The Hi Hat sound changed again in 1981, when Ken Carlton was enlisted as arranger/musician. The KC studio was the first to introduce electronic percussion to square dance music, where the rhythm was generated by a computer using recorded samples of live musicians. Within five years, all square dance record companies would be using sampled percussion.
The Hi Hat recording staff changed again with Joe Saltel, Dan Nordbye, Deborah Carroll-Jones, Tom Miller, Wayne McDonald, and Kip Garvey joining the label. In 1991, Ernie invited Buddy Weaver to join the Hi Hat Records staff. Hi Hat is the only square dance music company that had both father and son as staff artists, in this case separated by twenty five years.
Ernie and Lani Kinney receiving the Callerlab Gold Card from Buddy Weaver (2010)
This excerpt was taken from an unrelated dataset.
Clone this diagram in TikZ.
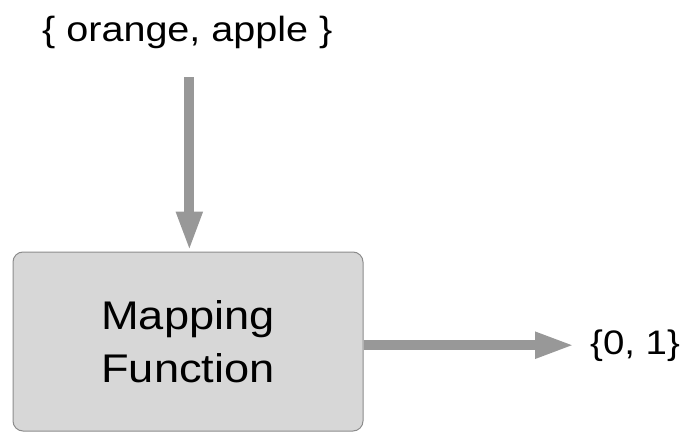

Under Ernie Kinney's supervision, Hi Hat Records added sister labels - Blue Ribbon Records in 1976, ELK Records in 1984, and DJ Records in 1993. The ELK label is the first "karaoke" record label with square dance callers doing the vocals on the flip side. ELK also produced cassette and CD releases featuring the Hi Hat Pioneers, a quartet of callers singing cowboy songs. The last members of the quartet are Ernie Kinney (leads), Tom Perry (baritone), Buddy Weaver (tenor), and Wayne McDonald (bass).
In 2004, Buddy Weaver, producer of Blue Star Music, acquired Hi Hat Records. Remaining autonomous, New Hi Hat Records debuted with a new staff of callers and new musical sound. Now, modern electronic arrangements done by Japanese caller, Hiroshi Yaoko are featured. New hits are made with "Glory Hallelujah", "You Are My Sunshine", "Ghost Riders Hoedown". New Hi Hat Records (along with Blue Star Records) are among the first square dance labels to offer vinyl and CD formats; with the close of the vinyl era, the label name graduated to - New Hi Hat Music.
In the fall of 2009, the First Japan Hi Hat Fesitval was held in Tokyo, featuring calling talent from the US, Canada, Sweden, and Japan.
Japan Hi Hat Festival Staff - Wada, Ozaki, Blume, Yaoko, Weaver, Crawford, Nishimura, Yaoko
Another music label is re-activated and Bob Cat Music begins re-releasing the most popular, classic Hi Hat Records on CD and MP3. Begun in 2010 using original studio reel-to-reel tapes that have been restored, the musicians come alive with digital media. Lending their vocals to the best music in square dancing, is the top traveling callers in square dancing.
In 2013 Bob Cat is retired, replaced by Hi Hat Retro Music, featuring previously released Hi Hat songs. 1 World is also retired, replaced with new hoedowns releases on New Hi Hat Music.
Also in 2013, Buddy Weaver develops a new process of capturing and digitalizing audio from vinyl. The Classics web site begins selling impossible-to-find records now as MP3 downloads. The Blue Star and Hi Hat web sites begin selling MP3 downloads directly to the public.